• **Written instruction**
Among the records that follow, set down only the lines from the one containing "What D3.js code" to the one containing "93.6, 98.4, 100];", both included, exactly.

• **Records with drawing code**
____

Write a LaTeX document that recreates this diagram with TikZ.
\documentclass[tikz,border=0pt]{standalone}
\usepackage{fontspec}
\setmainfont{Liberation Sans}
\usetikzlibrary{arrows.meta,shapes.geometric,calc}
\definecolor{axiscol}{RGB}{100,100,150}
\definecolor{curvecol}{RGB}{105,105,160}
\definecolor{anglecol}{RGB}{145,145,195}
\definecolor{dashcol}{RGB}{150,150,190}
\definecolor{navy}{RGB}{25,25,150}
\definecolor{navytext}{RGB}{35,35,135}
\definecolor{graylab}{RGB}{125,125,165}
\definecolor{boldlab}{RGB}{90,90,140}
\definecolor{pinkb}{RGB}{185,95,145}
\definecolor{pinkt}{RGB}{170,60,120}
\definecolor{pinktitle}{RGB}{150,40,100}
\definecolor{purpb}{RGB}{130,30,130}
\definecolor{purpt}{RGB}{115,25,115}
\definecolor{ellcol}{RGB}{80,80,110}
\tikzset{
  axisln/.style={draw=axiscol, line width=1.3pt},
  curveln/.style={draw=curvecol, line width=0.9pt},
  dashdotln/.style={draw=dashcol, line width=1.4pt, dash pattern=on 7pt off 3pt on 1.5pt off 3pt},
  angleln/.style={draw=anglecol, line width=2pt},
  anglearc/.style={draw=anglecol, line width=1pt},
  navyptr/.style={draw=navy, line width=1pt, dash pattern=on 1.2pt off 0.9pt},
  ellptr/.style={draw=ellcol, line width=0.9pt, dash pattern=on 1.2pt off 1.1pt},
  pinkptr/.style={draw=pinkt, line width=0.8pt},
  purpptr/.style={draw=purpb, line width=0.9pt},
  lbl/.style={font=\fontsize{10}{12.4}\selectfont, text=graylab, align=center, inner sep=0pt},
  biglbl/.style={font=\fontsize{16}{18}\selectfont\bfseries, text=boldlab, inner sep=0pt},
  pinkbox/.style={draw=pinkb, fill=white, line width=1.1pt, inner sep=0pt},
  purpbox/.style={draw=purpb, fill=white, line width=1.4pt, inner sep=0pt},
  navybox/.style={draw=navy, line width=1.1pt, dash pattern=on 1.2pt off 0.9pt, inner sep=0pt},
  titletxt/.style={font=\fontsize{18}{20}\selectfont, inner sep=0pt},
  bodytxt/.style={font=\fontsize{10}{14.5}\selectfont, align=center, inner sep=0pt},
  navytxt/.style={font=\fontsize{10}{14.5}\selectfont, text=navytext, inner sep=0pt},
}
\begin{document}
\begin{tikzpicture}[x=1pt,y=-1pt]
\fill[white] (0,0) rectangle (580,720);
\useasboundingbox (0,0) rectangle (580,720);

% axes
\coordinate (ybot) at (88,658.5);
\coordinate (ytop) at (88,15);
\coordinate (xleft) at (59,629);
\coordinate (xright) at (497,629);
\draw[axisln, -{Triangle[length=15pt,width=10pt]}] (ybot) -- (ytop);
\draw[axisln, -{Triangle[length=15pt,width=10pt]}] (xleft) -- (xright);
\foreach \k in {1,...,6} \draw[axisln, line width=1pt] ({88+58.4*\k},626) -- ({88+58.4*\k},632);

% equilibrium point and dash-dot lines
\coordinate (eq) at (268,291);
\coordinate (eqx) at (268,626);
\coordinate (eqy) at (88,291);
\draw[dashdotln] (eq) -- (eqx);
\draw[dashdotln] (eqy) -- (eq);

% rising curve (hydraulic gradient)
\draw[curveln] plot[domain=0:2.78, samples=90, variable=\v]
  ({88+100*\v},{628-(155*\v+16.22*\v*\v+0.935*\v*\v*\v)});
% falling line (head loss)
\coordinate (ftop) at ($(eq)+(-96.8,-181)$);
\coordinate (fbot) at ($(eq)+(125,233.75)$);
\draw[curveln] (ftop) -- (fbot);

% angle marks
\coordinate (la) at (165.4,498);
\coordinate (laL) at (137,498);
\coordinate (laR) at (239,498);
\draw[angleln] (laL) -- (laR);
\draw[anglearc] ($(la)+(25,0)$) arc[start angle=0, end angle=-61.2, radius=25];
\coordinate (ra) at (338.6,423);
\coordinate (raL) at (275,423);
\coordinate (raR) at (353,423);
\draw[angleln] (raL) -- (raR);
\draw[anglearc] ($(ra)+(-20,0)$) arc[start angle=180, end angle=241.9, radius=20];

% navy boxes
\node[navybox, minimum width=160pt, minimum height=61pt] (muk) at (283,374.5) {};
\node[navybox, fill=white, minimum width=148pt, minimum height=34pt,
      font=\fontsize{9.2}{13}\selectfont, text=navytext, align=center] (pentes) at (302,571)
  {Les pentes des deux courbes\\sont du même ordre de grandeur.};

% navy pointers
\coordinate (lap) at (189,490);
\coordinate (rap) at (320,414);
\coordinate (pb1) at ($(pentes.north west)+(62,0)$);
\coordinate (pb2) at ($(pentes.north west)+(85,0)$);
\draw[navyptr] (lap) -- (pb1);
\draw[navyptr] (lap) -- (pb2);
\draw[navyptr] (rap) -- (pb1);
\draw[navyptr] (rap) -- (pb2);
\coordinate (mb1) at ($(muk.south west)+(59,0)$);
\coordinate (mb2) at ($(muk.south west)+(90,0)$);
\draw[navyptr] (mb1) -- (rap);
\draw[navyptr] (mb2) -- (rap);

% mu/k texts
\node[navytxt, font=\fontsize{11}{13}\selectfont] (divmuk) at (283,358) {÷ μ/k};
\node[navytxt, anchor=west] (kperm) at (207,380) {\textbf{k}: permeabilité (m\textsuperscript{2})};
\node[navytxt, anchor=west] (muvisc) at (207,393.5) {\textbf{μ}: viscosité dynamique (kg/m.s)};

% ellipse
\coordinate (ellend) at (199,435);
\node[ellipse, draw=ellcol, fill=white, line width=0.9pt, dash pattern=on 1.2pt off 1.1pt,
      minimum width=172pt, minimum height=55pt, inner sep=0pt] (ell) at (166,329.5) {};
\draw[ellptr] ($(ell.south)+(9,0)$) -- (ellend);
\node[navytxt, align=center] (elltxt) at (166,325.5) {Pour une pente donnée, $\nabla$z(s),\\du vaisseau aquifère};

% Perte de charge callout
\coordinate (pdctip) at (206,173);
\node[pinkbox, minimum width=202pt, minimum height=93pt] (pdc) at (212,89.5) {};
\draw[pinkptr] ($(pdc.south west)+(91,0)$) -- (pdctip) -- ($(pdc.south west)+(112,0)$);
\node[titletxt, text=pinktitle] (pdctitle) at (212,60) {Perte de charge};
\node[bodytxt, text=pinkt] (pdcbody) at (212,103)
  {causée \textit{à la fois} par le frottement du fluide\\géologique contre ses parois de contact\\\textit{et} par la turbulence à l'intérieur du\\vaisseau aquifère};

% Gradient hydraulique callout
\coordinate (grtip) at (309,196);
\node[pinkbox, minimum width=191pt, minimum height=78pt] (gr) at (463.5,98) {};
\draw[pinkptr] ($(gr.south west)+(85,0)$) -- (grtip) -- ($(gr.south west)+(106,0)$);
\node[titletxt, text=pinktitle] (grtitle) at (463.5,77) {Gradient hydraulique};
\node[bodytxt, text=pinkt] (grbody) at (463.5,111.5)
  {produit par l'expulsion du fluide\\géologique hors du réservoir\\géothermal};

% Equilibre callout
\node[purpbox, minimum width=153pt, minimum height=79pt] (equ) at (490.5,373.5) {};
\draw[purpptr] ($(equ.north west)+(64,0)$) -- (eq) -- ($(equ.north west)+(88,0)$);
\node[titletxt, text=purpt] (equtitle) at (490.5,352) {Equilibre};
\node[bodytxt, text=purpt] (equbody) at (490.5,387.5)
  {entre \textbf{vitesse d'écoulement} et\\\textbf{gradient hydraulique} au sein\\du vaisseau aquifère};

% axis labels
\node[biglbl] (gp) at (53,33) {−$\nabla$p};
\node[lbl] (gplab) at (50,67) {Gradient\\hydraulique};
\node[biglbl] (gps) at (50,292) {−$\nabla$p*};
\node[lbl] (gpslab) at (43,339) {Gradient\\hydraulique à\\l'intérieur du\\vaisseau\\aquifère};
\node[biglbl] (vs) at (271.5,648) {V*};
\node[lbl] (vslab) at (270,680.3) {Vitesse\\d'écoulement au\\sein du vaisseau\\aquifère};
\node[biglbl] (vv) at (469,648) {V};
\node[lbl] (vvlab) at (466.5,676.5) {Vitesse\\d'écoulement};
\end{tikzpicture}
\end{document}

____

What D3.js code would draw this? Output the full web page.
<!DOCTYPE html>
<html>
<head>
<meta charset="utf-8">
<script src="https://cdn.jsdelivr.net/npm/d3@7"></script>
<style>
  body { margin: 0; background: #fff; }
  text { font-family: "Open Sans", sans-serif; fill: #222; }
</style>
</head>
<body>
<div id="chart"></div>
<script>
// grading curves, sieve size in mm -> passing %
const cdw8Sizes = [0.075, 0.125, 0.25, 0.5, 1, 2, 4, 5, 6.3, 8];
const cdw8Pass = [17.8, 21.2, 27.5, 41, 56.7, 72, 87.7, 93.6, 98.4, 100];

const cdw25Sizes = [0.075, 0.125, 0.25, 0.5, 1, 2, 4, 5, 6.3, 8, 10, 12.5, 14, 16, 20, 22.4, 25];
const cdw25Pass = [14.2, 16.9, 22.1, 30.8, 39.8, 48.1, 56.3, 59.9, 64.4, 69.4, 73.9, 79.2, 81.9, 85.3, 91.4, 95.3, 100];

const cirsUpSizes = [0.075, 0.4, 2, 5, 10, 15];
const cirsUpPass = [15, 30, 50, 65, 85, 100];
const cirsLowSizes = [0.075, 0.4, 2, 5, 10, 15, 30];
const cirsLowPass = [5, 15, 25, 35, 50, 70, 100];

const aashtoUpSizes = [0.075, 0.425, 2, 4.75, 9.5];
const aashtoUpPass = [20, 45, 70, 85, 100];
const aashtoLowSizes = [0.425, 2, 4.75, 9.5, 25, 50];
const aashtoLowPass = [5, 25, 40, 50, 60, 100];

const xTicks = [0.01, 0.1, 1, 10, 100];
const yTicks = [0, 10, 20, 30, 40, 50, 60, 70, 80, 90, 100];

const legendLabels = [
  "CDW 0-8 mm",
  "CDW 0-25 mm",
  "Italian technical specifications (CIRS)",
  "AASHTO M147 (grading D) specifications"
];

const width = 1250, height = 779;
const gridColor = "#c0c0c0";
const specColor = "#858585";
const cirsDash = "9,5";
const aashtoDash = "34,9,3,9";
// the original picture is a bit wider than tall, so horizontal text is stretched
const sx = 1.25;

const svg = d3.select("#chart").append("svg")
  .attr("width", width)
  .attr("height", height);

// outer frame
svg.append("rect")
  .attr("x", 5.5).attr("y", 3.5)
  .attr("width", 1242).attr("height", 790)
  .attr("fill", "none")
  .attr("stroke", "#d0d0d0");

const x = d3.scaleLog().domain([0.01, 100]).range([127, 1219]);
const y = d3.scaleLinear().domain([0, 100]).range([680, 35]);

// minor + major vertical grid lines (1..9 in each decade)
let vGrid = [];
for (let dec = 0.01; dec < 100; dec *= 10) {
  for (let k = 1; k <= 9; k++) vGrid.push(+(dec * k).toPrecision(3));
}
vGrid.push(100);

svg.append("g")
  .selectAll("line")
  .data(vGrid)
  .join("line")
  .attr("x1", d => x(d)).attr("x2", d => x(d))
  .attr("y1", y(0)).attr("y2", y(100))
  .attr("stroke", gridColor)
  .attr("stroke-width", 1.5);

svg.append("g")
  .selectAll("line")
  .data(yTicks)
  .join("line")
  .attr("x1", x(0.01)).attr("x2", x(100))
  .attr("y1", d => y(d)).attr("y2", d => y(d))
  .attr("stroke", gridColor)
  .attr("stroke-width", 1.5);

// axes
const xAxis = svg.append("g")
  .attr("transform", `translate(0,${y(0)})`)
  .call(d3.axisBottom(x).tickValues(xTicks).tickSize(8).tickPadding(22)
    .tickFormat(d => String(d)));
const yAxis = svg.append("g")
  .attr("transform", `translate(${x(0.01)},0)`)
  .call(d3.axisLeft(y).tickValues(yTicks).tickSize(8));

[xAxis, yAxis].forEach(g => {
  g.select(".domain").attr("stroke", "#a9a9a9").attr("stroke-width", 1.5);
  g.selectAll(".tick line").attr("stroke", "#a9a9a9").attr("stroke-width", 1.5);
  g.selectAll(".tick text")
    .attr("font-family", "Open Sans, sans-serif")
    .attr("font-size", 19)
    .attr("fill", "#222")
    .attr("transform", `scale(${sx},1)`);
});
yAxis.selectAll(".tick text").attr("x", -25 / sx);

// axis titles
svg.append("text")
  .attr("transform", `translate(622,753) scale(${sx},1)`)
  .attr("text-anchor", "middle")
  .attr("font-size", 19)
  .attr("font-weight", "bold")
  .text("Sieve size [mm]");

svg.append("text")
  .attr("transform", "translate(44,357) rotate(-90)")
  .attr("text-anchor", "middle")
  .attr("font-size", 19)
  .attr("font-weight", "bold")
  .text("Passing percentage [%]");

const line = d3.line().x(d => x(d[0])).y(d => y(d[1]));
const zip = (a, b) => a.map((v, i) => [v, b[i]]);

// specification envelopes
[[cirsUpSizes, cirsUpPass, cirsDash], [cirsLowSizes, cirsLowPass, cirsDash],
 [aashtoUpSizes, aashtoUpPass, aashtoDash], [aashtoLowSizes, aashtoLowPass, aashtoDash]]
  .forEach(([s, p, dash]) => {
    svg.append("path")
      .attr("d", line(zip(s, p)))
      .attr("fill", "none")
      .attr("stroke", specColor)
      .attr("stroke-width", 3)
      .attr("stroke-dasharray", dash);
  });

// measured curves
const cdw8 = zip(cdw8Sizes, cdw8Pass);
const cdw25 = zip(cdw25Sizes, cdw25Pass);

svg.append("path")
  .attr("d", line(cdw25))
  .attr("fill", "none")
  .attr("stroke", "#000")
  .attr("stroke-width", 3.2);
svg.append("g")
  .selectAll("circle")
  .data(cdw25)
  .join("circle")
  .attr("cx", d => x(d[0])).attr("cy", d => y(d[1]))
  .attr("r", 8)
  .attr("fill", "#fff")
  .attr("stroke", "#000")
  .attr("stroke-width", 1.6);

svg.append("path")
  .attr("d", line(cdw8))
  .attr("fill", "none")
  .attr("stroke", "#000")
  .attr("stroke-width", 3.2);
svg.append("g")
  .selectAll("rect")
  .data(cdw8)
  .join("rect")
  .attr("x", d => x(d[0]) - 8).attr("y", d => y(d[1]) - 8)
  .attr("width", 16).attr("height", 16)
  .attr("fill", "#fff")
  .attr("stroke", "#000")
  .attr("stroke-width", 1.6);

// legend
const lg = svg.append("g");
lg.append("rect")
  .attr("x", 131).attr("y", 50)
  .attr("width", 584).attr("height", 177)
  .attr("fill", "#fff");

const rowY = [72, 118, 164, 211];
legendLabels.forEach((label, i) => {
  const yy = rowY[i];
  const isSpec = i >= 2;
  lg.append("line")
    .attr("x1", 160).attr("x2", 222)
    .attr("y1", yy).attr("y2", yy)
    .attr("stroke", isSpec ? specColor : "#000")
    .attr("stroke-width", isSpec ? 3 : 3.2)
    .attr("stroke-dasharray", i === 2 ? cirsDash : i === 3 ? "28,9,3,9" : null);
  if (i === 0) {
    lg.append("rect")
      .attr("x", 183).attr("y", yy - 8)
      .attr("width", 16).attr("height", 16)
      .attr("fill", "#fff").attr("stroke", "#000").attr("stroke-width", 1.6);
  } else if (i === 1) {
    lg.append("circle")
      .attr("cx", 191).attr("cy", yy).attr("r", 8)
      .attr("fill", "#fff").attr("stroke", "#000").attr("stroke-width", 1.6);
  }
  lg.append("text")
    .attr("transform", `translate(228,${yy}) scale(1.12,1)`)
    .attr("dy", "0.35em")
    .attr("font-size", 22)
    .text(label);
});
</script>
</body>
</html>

____

• **The result**
What D3.js code would draw this? Output the full web page.
<!DOCTYPE html>
<html>
<head>
<meta charset="utf-8">
<script src="https://cdn.jsdelivr.net/npm/d3@7"></script>
<style>
  body { margin: 0; background: #fff; }
  text { font-family: "Open Sans", sans-serif; fill: #222; }
</style>
</head>
<body>
<div id="chart"></div>
<script>
// grading curves, sieve size in mm -> passing %
const cdw8Sizes = [0.075, 0.125, 0.25, 0.5, 1, 2, 4, 5, 6.3, 8];
const cdw8Pass = [17.8, 21.2, 27.5, 41, 56.7, 72, 87.7, 93.6, 98.4, 100];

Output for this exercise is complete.